All of my life I've been finding myself, figuring out who I am. Over the years I've been musical theatre girl, music girl, reader girl, [insert television show] girl, sci-fi girl, writer girl, quirky girl, old movie girl, Audrey Hepburn girl, hippie girl, art girl, etc., etc. I've often felt that I had to categorize myself like this, because so many other people, it seems, are categorized. It's like, I'm an English major, which means I think deep thoughts and criticize people on their grammar, and read Sylvia Plath and drink coffee. While I enjoy all of those things (Except I hate regular coffee. It's a mocha or nothing. Also, sometimes the deep thoughts aren't exactly ever-flowing.), I don't just enjoy those things. I love Buffy the Vampire Slayer comic books, I hate tea, and I really want a cat.
Sometimes I think I'm more likely to categorize myself in front of people. I'm musical theatre girl in front of my theatre friends, sci-fi girl in front of my friends who are into that, but I very seldom cross those lines. My new goal is to stop doing that. I want my friends to have all of me, not just the parts I know they would like.

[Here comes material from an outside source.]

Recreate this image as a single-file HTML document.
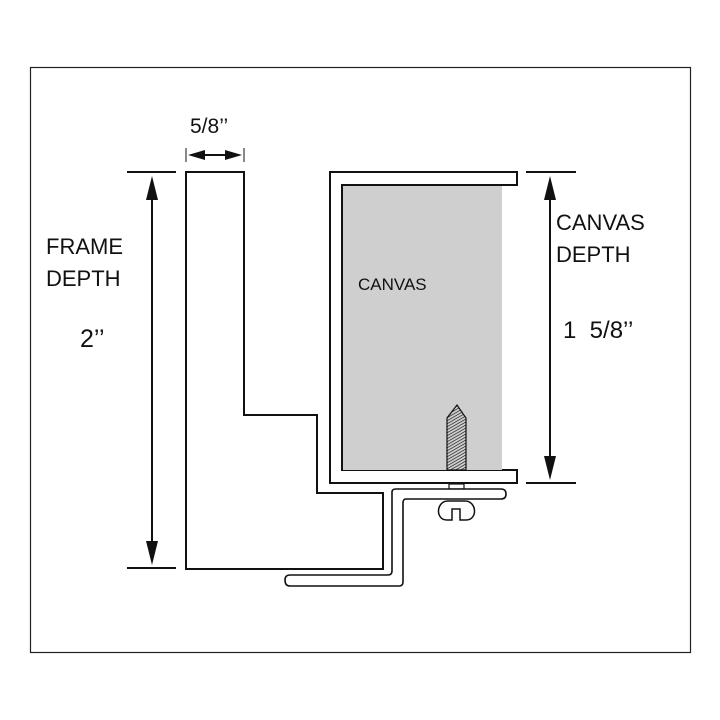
<!DOCTYPE html>
<html><head><style>body{margin:0;background:#fff}svg{display:block}text{font-family:"Liberation Sans",sans-serif;fill:#111}</style></head><body>
<svg width="720" height="720" viewBox="0 0 720 720">
<rect x="30.5" y="67.5" width="660" height="585" fill="none" stroke="#222" stroke-width="1.2"/>
<path d="M186 172H244V415H317V493H383V569H186Z" fill="#fff" stroke="#111" stroke-width="2"/>
<path d="M330 172H517V185H342V470H517V483H330Z" fill="#fff" stroke="#111" stroke-width="2"/>
<rect x="343" y="186" width="159" height="284" fill="#cfcfcf"/>
<defs><pattern id="h" width="4" height="2.6" patternUnits="userSpaceOnUse" patternTransform="rotate(-30)"><line x1="0" y1="0" x2="4" y2="0" stroke="#111" stroke-width="1.3"/></pattern></defs>
<path d="M447 470V418L457 405L466 418V470Z" fill="url(#h)" stroke="#111" stroke-width="1.2"/>
<rect x="449" y="484" width="15" height="5" fill="#fff" stroke="#111" stroke-width="1.2"/>
<path d="M448 501C436 501 435 520 447 520H452V509H460V520H466C478 520 477 501 465 501Z" fill="#fff" stroke="#111" stroke-width="1.5"/>
<path d="M392 492Q392 489 396 489H501Q506 489 506 494Q506 499 501 499H406Q403 499 403 503V582Q403 586 399 586H290Q285 586 285 580Q285 575 290 575H388Q392 575 392 571Z" fill="#fff" stroke="#111" stroke-width="1.6"/>
<g stroke="#111" stroke-width="2">
<line x1="127" y1="172" x2="176" y2="172"/><line x1="127" y1="568" x2="176" y2="568"/>
<line x1="152" y1="190" x2="152" y2="550"/>
<line x1="526" y1="172" x2="576" y2="172"/><line x1="526" y1="483" x2="576" y2="483"/>
<line x1="550" y1="190" x2="550" y2="465"/>
<line x1="196" y1="155" x2="234" y2="155"/>
<line x1="186" y1="148" x2="186" y2="162" stroke-width="1"/><line x1="244" y1="148" x2="244" y2="162" stroke-width="1"/>
</g>
<g fill="#111">
<path d="M152 176L146 200H158Z"/><path d="M152 565L146 541H158Z"/>
<path d="M550 176L544 200H556Z"/><path d="M550 480L544 456H556Z"/>
<path d="M188 155L205 150V160Z"/><path d="M242 155L225 150V160Z"/>
</g>
<text x="190" y="133" font-size="21">5/8’’</text>
<text x="46" y="254" font-size="22">FRAME</text>
<text x="46" y="286" font-size="22">DEPTH</text>
<text x="80" y="347" font-size="25">2’’</text>
<text x="358" y="290" font-size="17">CANVAS</text>
<text x="556" y="230" font-size="22">CANVAS</text>
<text x="556" y="262" font-size="22">DEPTH</text>
<text x="563" y="338" font-size="24" xml:space="preserve">1  5/8’’</text>
</svg>
</body></html>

In high school I wasn't a completely different person, but I wasn't the same either. There were a lot of things I hadn't yet discovered about myself, and a lot of things I hadn't discovered for myself. In high school I had completely different goals for myself (well, I don't know about completely. There were still some things the same).
This post is a little scattered, but I'm feeling a little scattered. I'm starting to feel like I'm really back, in that I'm a little scared. I'm confident that I can do really well this semester, but I know getting through will be tough.
And I really just want to be myself.